### THE TASK:
Exactly and only the lines from the one containing "What TikZ code" through the one containing "(0,0) rectangle (1288,545);" belong in your copy. Pictures do not.

==== ENTRIES SUPPLIED ====

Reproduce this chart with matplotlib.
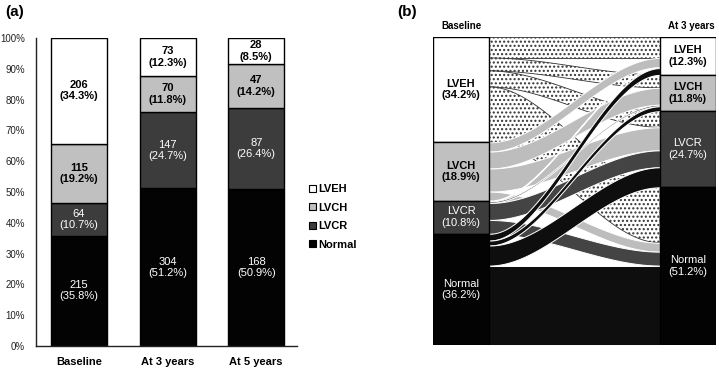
import numpy as np
import matplotlib.pyplot as plt
from matplotlib.patches import Patch, Rectangle

plt.rcParams['font.family'] = ['Liberation Sans', 'DejaVu Sans']

# ---- panel (a) data ----
timepoints = ["Baseline", "At 3 years", "At 5 years"]
n_normal = [215, 304, 168]
n_lvcr = [64, 147, 87]
n_lvch = [115, 70, 47]
n_lveh = [206, 73, 28]
pct_normal = [35.8, 51.2, 50.9]
pct_lvcr = [10.7, 24.7, 26.4]
pct_lvch = [19.2, 11.8, 14.2]
pct_lveh = [34.3, 12.3, 8.5]

# ---- panel (b) data ----
sk_groups = ["LVEH", "LVCH", "LVCR", "Normal"]
sk_base = [34.2, 18.9, 10.8, 36.2]
sk_3y = [12.3, 11.8, 24.7, 51.2]
# % of cohort moving from baseline group (row) to group at 3 years (col)
sk_flows = [[6.8, 4.2, 5.2, 18.0],
            [3.0, 5.5, 7.5, 2.9],
            [0.3, 0.5, 5.5, 4.5],
            [2.2, 1.6, 6.5, 25.8]]

col = {"LVEH": "#ffffff", "LVCH": "#c0c0c0", "LVCR": "#3c3c3c", "Normal": "#030303"}
flow_col = {"LVEH": "#ffffff", "LVCH": "#bdbdbd", "LVCR": "#444444", "Normal": "#0e0e0e"}

fig = plt.figure(figsize=(7.19, 3.70), dpi=100)

# ================= (a) stacked bars =================
ax1 = fig.add_axes([36/719, 24/370, 261/719, 308/370])
x = np.arange(len(timepoints))
w = 0.63
stack = [("Normal", n_normal, pct_normal), ("LVCR", n_lvcr, pct_lvcr),
         ("LVCH", n_lvch, pct_lvch), ("LVEH", n_lveh, pct_lveh)]
bottom = np.zeros(len(x))
for name, n, p in stack:
    ax1.bar(x, p, w, bottom=bottom, color=col[name], edgecolor='black', linewidth=1)
    dark = name in ("Normal", "LVCR")
    for i in range(len(x)):
        ax1.text(x[i], bottom[i] + p[i] / 2, "%d\n(%.1f%%)" % (n[i], p[i]),
                 ha='center', va='center', fontsize=8,
                 color='white' if dark else 'black',
                 fontweight='normal' if dark else 'bold', linespacing=1.15)
    bottom += np.array(p)

ax1.set_xlim(-0.485, 2.46)
ax1.set_ylim(0, 100)
ax1.set_yticks(np.arange(0, 101, 10))
ax1.set_yticklabels(["%d%%" % v for v in range(0, 101, 10)])
ax1.set_xticks(x)
ax1.set_xticklabels(timepoints, fontweight='bold', fontsize=8)
ax1.tick_params(axis='y', length=0, labelsize=7, pad=8, labelcolor='#222222')
ax1.tick_params(axis='x', length=0, pad=8)
for s in ("top", "right"):
    ax1.spines[s].set_visible(False)
for s in ("left", "bottom"):
    ax1.spines[s].set_linewidth(1)
    ax1.spines[s].set_color('#222222')

handles = [Patch(facecolor=col[g], edgecolor='black', linewidth=0.8) for g in sk_groups]
fig.legend(handles, sk_groups, loc='center left', bbox_to_anchor=(299/719, 1 - 217/370),
           frameon=False, prop={'weight': 'bold', 'size': 8}, handlelength=0.6,
           handleheight=0.6, handletextpad=0.25, labelspacing=0.75)

# ================= (b) sankey =================
ax2 = fig.add_axes([433/719, 25/370, 283/719, 308/370])
ax2.set_xlim(0, 1)
ax2.set_ylim(0, 100)
ax2.axis('off')
bw = 0.198
x0, x1 = bw, 1 - bw
xs = np.linspace(x0, x1, 200)
t = (xs - x0) / (x1 - x0)
shape = t * t * (3 - 2 * t)

base_top = 100 - np.concatenate([[0], np.cumsum(sk_base)[:-1]])
end_top = 100 - np.concatenate([[0], np.cumsum(sk_3y)[:-1]])
flows = np.array(sk_flows)

for i, src in enumerate(sk_groups):
    for j, dst in enumerate(sk_groups):
        f = flows[i, j]
        lt = base_top[i] - flows[i, :j].sum()
        rt = end_top[j] - flows[:i, j].sum()
        upper = lt + (rt - lt) * shape
        if src == "LVEH":
            ax2.fill_between(xs, upper - f, upper, facecolor='white', edgecolor='#333333',
                             hatch='....', linewidth=0.6)
        else:
            ax2.fill_between(xs, upper - f, upper, facecolor=flow_col[src],
                             edgecolor='white', linewidth=0.7)

for k, g in enumerate(sk_groups):
    dark = g in ("Normal", "LVCR")
    tc = 'white' if dark else 'black'
    fw = 'normal' if dark else 'bold'
    ax2.add_patch(Rectangle((0, base_top[k] - sk_base[k]), bw, sk_base[k],
                            facecolor=col[g], edgecolor='black', linewidth=1, zorder=3))
    ax2.text(bw / 2, base_top[k] - sk_base[k] / 2, "%s\n(%.1f%%)" % (g, sk_base[k]),
             ha='center', va='center', fontsize=8, color=tc, fontweight=fw, zorder=4)
    ax2.add_patch(Rectangle((1 - bw, end_top[k] - sk_3y[k]), bw, sk_3y[k],
                            facecolor=col[g], edgecolor='black', linewidth=1, zorder=3))
    ax2.text(1 - bw / 2, end_top[k] - sk_3y[k] / 2, "%s\n(%.1f%%)" % (g, sk_3y[k]),
             ha='center', va='center', fontsize=8, color=tc, fontweight=fw, zorder=4)

ax2.text(bw / 2, 103.6, "Baseline", ha='center', va='center', fontsize=7, fontweight='bold')
ax2.text(1 - bw / 2 + 0.01, 103.6, "At 3 years", ha='center', va='center', fontsize=7,
         fontweight='bold')

fig.text(5/719, 1 - 12/370, "(a)", fontsize=11, fontweight='bold', va='center')
fig.text(397/719, 1 - 12/370, "(b)", fontsize=11, fontweight='bold', va='center')

fig.savefig("out.png", dpi=100)
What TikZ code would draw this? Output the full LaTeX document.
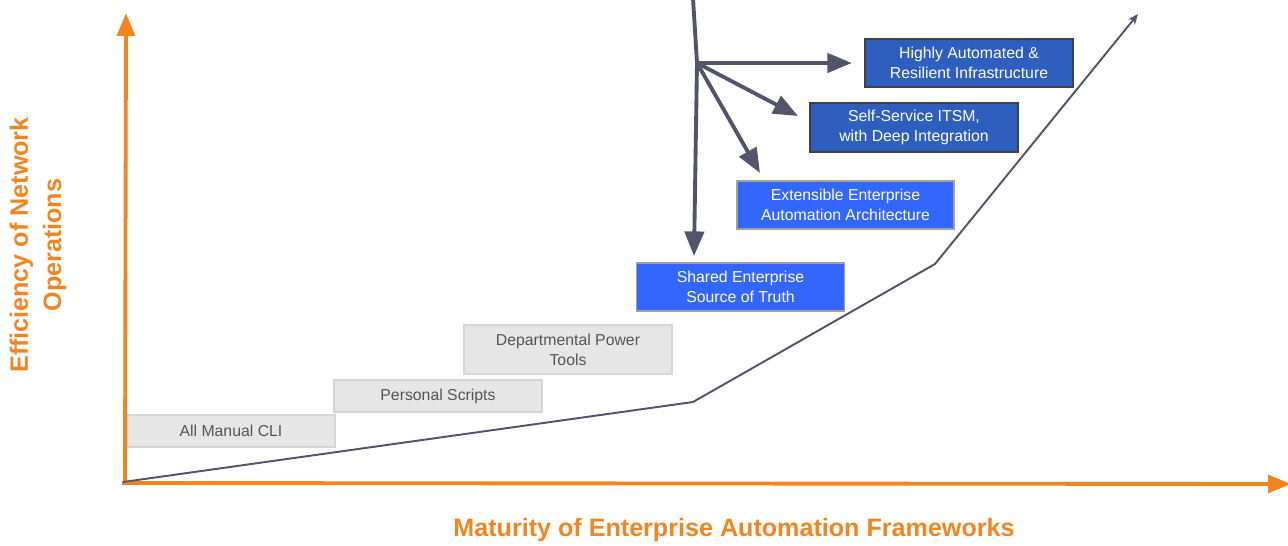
\documentclass[tikz,border=0pt]{standalone}
\usepackage{fontspec}
\setsansfont{Liberation Sans}
\usetikzlibrary{arrows.meta,positioning}
\definecolor{axisorange}{RGB}{243,133,33}
\definecolor{pathgrey}{RGB}{82,85,106}
\definecolor{stepgrey}{RGB}{230,230,230}
\definecolor{stepline}{RGB}{214,214,214}
\definecolor{textgrey}{RGB}{85,85,85}
\definecolor{brightblue}{RGB}{51,102,255}
\definecolor{deepblue}{RGB}{46,94,190}
\definecolor{boxline}{RGB}{160,160,160}
\definecolor{darkline}{RGB}{64,64,64}

\begin{document}
\begin{tikzpicture}
	[font=\sffamily, x=0.02cm, y=-0.02cm, inner sep=0pt,
	stage/.style	= {rectangle, draw=stepline, line width=1pt, fill=stepgrey, text=textgrey, minimum width=4.16cm, minimum height=0.64cm, align=center, font=\sffamily\fontsize{9}{11.3}\selectfont},
	goal/.style	= {rectangle, draw=boxline, line width=1pt, fill=brightblue, text=white, minimum width=4.16cm, minimum height=0.96cm, align=center, font=\sffamily\fontsize{9}{11.3}\selectfont},
	target/.style	= {goal, draw=darkline, fill=deepblue},
	axis/.style	= {-{Triangle[length=13pt, width=10pt]}, draw=axisorange, line width=2.2pt},
	paths/.style	= {-{Triangle[length=14pt, width=11pt]}, draw=pathgrey, line width=2.2pt},
	trend/.style	= {-{Stealth[length=6pt, width=5pt]}, draw=pathgrey, line width=1.1pt},
	axislabel/.style	= {text=axisorange, align=center, font=\sffamily\bfseries\fontsize{14.3}{18.8}\selectfont}]
	
	\useasboundingbox (0,0) rectangle (1288,545);
	
	\node at (231,431)	[stage]	(manual)	{All Manual CLI};
	\node at (438,396)	[stage]	(scripts)	{Personal Scripts};
	\node at (568,349.5)	[stage, minimum height=0.98cm]	(tools)	{Departmental Power\\Tools};
	\node at (740.5,287)	[goal]	(truth)	{Shared Enterprise\\Source of Truth};
	\node at (845.5,205)	[goal, minimum width=4.34cm]	(arch)	{Extensible Enterprise\\Automation Architecture};
	\node at (914,127.5)	[target, minimum height=0.98cm]	(itsm)	{Self-Service ITSM,\\with Deep Integration};
	\node at (969,63)	[target]	(infra)	{Highly Automated \&\\Resilient Infrastructure};
	
	\node at (38,245)	[axislabel, rotate=90]	(ylab)	{Efficiency of Network\\Operations};
	\node at (734,530)	[axislabel]	(xlab)	{Maturity of Enterprise Automation Frameworks};
	
	% axes
	\coordinate (ybase) at (125,484);
	\coordinate (ytop) at (126,13);
	\coordinate (xbase) at (122,483);
	\coordinate (xend) at (1291,484);
	\draw [axis] (ybase) -- (ytop);
	\draw [axis] (xbase) -- (xend);
	
	% growth curve
	\coordinate (start) at (123,482);
	\coordinate (knee) at (693,402);
	\coordinate (bend) at (935,264);
	\coordinate (tip) at (1138,14);
	\draw [trend] (start) -- (knee) -- (bend) -- (tip);
	
	% fan of arrows
	\coordinate (top) at (693,-2);
	\coordinate (fork) at (697,63);
	\coordinate (down) at (694,256);
	\coordinate (toitsm) at (798,116);
	\coordinate (toarch) at (760,173);
	\draw [paths, -] (top) -- (fork);
	\draw [paths] (fork) -- (down);
	\draw [paths, shorten >=7] (fork) -- (infra.west);
	\draw [paths] (fork) -- (toitsm);
	\draw [paths] (fork) -- (toarch);
	
\end{tikzpicture}
\end{document}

====

### ANSWER TO THIS TASK:
What TikZ code would draw this? Output the full LaTeX document.
\documentclass[tikz,border=0pt]{standalone}
\usepackage{fontspec}
\setsansfont{Liberation Sans}
\usetikzlibrary{arrows.meta,positioning}
\definecolor{axisorange}{RGB}{243,133,33}
\definecolor{pathgrey}{RGB}{82,85,106}
\definecolor{stepgrey}{RGB}{230,230,230}
\definecolor{stepline}{RGB}{214,214,214}
\definecolor{textgrey}{RGB}{85,85,85}
\definecolor{brightblue}{RGB}{51,102,255}
\definecolor{deepblue}{RGB}{46,94,190}
\definecolor{boxline}{RGB}{160,160,160}
\definecolor{darkline}{RGB}{64,64,64}

\begin{document}
\begin{tikzpicture}
	[font=\sffamily, x=0.02cm, y=-0.02cm, inner sep=0pt,
	stage/.style	= {rectangle, draw=stepline, line width=1pt, fill=stepgrey, text=textgrey, minimum width=4.16cm, minimum height=0.64cm, align=center, font=\sffamily\fontsize{9}{11.3}\selectfont},
	goal/.style	= {rectangle, draw=boxline, line width=1pt, fill=brightblue, text=white, minimum width=4.16cm, minimum height=0.96cm, align=center, font=\sffamily\fontsize{9}{11.3}\selectfont},
	target/.style	= {goal, draw=darkline, fill=deepblue},
	axis/.style	= {-{Triangle[length=13pt, width=10pt]}, draw=axisorange, line width=2.2pt},
	paths/.style	= {-{Triangle[length=14pt, width=11pt]}, draw=pathgrey, line width=2.2pt},
	trend/.style	= {-{Stealth[length=6pt, width=5pt]}, draw=pathgrey, line width=1.1pt},
	axislabel/.style	= {text=axisorange, align=center, font=\sffamily\bfseries\fontsize{14.3}{18.8}\selectfont}]
	
	\useasboundingbox (0,0) rectangle (1288,545);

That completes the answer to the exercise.